• [The task]
Look through the data for the string "that". Copy every line where it is found.

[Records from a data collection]

☆ ☆ ☆ ☆ ☆

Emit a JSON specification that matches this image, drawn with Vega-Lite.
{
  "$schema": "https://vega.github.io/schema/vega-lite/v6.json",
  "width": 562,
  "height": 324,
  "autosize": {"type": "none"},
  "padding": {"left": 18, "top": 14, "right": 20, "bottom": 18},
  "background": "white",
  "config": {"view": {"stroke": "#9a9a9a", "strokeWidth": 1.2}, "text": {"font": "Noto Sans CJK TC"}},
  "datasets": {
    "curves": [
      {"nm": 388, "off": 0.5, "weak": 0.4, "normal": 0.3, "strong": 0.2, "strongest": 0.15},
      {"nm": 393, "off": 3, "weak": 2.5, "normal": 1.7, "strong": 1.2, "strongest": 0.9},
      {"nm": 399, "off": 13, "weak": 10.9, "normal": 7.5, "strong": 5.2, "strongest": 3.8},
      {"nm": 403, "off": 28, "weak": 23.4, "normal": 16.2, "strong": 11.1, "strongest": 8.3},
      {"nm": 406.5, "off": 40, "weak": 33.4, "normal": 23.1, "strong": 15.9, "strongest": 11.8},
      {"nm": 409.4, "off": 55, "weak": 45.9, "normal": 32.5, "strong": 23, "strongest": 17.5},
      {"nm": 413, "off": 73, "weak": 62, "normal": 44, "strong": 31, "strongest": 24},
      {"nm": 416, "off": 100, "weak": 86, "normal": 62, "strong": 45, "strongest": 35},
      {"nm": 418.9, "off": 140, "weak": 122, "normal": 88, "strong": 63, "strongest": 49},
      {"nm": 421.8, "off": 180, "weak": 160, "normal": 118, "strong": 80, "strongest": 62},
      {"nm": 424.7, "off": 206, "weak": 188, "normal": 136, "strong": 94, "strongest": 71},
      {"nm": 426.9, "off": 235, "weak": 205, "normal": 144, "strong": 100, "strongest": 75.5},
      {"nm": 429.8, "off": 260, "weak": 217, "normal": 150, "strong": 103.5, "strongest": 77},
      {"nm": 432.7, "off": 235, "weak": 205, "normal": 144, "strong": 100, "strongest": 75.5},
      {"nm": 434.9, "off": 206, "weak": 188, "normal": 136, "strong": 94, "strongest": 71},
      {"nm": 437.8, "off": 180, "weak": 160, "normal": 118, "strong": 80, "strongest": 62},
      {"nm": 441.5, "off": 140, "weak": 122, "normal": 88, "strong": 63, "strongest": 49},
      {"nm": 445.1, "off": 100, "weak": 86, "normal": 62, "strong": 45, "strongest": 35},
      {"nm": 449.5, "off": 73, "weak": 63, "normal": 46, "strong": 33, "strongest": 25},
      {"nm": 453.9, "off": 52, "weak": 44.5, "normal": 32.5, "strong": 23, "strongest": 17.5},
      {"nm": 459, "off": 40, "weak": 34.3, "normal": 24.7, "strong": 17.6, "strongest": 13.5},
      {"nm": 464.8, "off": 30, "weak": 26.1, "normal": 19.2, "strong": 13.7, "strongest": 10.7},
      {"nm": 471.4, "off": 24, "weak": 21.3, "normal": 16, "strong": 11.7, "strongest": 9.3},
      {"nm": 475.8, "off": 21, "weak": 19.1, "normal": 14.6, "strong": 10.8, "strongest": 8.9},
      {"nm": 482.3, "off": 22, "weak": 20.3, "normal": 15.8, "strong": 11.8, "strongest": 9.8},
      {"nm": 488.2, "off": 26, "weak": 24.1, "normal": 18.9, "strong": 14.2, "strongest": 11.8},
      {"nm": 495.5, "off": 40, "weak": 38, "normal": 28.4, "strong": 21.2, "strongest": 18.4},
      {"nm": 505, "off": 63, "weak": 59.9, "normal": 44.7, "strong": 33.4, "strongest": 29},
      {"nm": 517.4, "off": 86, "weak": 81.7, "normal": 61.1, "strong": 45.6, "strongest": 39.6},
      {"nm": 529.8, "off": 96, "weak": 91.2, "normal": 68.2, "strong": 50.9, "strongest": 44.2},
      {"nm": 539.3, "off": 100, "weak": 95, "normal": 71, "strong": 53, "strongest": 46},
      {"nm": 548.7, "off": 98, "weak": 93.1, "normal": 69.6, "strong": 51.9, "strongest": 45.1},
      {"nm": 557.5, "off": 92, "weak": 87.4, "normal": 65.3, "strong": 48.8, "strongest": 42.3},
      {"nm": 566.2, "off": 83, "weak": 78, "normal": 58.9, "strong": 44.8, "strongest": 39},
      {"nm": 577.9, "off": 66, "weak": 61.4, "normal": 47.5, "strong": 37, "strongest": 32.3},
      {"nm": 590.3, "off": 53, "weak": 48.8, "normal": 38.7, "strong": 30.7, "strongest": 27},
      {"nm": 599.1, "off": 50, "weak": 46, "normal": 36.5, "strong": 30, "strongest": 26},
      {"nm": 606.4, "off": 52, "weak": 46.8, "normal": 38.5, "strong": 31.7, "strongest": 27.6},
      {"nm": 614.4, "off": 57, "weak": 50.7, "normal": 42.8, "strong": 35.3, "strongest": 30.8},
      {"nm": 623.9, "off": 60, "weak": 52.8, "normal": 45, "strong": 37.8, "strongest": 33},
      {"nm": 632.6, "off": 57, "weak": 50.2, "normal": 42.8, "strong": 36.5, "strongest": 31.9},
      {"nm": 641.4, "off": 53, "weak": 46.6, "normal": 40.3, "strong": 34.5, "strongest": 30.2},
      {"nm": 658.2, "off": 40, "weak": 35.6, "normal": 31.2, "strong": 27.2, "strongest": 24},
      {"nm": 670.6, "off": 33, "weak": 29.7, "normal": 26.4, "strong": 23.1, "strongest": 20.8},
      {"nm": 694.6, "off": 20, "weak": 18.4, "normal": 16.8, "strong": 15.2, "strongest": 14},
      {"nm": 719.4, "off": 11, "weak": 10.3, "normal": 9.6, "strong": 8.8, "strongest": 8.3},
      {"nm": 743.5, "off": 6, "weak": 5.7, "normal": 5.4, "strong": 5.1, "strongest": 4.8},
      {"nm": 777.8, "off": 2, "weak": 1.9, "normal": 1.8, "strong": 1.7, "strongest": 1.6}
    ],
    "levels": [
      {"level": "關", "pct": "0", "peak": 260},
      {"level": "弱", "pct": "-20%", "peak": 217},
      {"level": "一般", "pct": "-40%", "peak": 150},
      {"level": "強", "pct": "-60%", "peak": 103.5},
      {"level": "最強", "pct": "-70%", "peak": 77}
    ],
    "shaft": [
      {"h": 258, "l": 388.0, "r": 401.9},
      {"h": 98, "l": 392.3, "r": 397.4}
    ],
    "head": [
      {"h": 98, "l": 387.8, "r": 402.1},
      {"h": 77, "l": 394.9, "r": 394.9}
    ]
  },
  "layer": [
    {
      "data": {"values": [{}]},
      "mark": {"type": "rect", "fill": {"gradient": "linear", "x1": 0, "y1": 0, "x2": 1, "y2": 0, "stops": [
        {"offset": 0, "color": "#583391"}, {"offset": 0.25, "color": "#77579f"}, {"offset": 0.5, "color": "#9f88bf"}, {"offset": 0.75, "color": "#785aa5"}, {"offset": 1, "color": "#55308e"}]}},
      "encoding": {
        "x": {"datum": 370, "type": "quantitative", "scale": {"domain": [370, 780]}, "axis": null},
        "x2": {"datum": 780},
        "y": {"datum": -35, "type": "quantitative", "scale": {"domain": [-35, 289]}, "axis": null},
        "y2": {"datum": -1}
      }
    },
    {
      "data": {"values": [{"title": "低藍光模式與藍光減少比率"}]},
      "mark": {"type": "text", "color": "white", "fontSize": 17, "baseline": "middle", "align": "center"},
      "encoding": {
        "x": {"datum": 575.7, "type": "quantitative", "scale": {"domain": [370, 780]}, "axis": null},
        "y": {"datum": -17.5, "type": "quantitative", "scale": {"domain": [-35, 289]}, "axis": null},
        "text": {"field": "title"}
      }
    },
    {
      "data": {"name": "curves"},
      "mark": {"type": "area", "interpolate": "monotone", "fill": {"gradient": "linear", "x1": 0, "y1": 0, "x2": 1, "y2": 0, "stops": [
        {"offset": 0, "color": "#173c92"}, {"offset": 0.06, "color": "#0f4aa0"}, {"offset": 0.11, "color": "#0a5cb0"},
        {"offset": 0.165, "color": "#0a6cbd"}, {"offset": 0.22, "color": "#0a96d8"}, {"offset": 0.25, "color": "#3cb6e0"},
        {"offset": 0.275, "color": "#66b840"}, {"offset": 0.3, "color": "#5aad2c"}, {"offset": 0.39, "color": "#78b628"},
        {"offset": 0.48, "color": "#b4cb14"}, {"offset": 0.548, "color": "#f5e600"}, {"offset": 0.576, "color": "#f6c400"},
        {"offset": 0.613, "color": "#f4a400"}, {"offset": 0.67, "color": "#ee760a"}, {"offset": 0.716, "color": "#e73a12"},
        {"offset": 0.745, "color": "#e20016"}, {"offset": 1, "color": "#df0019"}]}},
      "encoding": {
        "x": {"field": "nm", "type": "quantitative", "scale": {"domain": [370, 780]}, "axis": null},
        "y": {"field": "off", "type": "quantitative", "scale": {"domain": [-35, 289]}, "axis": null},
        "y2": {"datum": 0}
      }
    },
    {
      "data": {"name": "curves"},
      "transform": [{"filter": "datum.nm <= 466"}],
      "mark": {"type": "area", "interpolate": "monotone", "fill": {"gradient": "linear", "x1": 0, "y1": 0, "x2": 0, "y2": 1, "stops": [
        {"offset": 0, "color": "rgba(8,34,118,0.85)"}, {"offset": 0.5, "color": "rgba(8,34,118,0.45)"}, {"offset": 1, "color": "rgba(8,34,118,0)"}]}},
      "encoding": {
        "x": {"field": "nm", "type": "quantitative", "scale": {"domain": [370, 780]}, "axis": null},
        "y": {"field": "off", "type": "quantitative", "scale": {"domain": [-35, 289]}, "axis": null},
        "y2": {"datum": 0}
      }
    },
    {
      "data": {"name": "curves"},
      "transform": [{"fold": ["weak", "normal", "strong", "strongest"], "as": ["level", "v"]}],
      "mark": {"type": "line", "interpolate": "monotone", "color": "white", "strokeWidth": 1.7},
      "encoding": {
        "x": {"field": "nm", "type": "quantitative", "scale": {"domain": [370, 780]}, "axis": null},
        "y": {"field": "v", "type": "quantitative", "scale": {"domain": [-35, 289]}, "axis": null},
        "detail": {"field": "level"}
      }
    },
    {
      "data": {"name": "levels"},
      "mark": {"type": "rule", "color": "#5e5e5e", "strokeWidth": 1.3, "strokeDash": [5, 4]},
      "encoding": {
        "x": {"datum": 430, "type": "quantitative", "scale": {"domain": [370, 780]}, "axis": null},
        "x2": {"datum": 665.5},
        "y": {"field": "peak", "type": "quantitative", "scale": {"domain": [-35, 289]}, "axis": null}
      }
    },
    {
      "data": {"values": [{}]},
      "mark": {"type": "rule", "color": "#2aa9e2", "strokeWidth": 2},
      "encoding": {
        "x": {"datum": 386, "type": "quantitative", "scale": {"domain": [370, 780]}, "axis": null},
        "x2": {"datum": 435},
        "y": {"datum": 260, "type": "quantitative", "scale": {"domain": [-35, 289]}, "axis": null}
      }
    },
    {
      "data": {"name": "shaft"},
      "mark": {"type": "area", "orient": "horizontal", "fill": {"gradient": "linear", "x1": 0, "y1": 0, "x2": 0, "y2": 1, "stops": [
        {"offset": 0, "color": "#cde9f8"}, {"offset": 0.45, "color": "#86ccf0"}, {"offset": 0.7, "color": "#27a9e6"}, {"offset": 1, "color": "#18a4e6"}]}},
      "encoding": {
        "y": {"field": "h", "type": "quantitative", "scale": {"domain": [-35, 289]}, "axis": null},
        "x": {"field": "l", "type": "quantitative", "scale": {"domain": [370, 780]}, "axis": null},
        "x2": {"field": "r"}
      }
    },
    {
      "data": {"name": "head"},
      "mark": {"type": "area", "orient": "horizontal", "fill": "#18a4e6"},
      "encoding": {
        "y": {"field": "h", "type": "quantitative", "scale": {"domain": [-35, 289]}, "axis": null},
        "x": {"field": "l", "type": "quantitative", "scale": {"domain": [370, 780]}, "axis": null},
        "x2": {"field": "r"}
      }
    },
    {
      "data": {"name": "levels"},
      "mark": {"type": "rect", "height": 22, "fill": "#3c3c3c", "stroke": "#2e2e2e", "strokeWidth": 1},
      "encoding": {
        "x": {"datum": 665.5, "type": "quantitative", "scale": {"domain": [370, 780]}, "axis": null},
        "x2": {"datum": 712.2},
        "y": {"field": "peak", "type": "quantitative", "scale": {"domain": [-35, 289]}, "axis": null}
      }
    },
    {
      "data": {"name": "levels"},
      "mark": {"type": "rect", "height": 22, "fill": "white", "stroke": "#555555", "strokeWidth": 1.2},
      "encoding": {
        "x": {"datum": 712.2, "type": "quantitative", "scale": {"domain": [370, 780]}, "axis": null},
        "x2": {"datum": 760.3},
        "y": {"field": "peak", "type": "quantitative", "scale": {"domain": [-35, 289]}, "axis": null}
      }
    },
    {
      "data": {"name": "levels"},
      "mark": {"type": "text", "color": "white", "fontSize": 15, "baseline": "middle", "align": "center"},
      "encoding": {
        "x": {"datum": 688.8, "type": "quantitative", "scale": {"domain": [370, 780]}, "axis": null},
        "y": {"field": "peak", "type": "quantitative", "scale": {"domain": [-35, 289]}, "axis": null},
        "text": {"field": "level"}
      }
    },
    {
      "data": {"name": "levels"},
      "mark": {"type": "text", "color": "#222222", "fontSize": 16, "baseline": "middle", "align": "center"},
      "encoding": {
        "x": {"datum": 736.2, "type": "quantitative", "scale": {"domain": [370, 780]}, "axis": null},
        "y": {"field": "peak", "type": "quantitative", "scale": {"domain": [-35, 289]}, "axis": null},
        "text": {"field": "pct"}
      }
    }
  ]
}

☆ ☆ ☆ ☆ ☆

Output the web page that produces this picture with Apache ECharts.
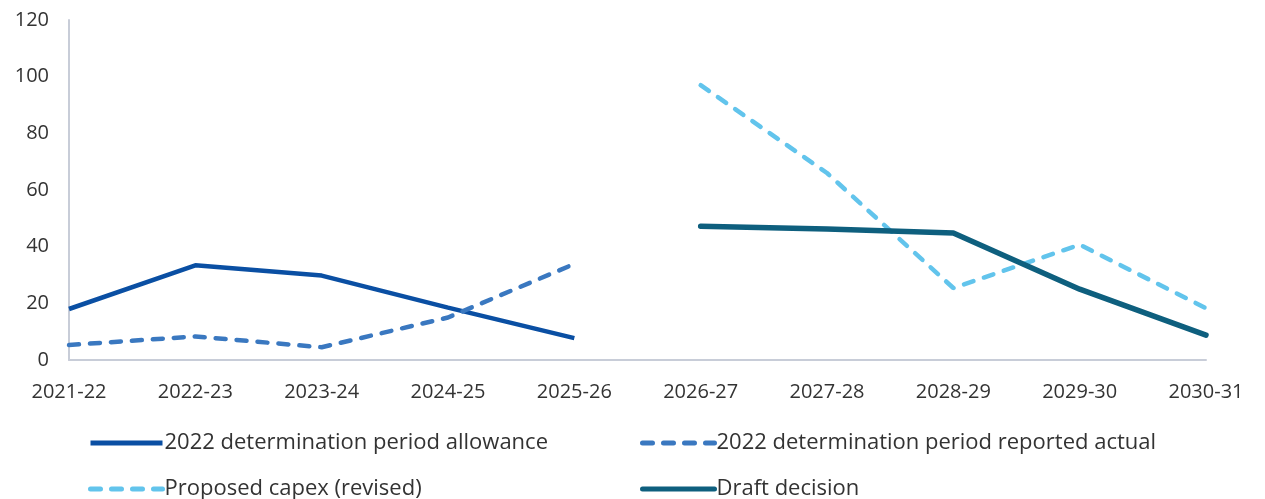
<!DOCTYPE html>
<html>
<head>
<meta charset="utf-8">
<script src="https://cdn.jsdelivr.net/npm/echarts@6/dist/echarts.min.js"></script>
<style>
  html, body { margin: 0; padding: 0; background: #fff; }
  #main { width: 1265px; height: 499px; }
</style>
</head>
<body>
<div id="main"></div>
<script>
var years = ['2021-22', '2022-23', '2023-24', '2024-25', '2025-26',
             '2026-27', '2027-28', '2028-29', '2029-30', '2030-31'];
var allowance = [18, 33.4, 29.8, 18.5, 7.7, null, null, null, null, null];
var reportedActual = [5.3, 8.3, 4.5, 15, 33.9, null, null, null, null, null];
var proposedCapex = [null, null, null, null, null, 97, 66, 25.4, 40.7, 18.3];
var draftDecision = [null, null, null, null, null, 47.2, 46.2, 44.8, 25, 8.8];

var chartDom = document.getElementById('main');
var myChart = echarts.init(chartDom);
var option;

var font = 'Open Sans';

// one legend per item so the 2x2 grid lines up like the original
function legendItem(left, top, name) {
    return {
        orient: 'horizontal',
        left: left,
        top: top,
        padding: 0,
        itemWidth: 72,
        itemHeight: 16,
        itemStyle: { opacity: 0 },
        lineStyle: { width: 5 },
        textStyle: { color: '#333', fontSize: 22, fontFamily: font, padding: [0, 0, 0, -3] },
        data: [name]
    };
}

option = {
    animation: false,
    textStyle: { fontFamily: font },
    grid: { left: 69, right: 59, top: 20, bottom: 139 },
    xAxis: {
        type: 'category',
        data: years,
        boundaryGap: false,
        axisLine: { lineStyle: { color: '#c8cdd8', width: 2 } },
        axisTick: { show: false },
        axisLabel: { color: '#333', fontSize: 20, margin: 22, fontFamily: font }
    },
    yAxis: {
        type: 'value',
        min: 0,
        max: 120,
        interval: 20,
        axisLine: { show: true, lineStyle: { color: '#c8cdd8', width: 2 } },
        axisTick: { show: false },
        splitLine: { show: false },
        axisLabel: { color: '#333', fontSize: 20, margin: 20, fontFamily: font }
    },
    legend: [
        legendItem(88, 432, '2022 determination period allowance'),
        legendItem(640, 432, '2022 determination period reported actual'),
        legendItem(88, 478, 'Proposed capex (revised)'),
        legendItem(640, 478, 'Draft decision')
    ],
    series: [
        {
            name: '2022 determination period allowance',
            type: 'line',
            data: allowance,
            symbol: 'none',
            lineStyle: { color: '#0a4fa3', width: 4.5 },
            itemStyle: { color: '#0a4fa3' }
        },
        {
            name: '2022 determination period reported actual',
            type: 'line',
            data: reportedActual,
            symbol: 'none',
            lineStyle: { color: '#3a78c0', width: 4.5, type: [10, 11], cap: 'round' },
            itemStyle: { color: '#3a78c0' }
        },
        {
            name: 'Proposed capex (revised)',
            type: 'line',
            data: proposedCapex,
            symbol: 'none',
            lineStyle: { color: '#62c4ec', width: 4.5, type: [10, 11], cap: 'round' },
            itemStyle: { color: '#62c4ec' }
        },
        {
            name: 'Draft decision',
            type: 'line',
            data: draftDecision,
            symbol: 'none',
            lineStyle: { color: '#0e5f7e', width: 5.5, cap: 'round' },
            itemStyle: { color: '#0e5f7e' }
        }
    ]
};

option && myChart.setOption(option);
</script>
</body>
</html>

☆ ☆ ☆ ☆ ☆

• [Solution below]
Emit a JSON specification that matches this image, drawn with Vega-Lite.
Output the web page that produces this picture with Apache ECharts.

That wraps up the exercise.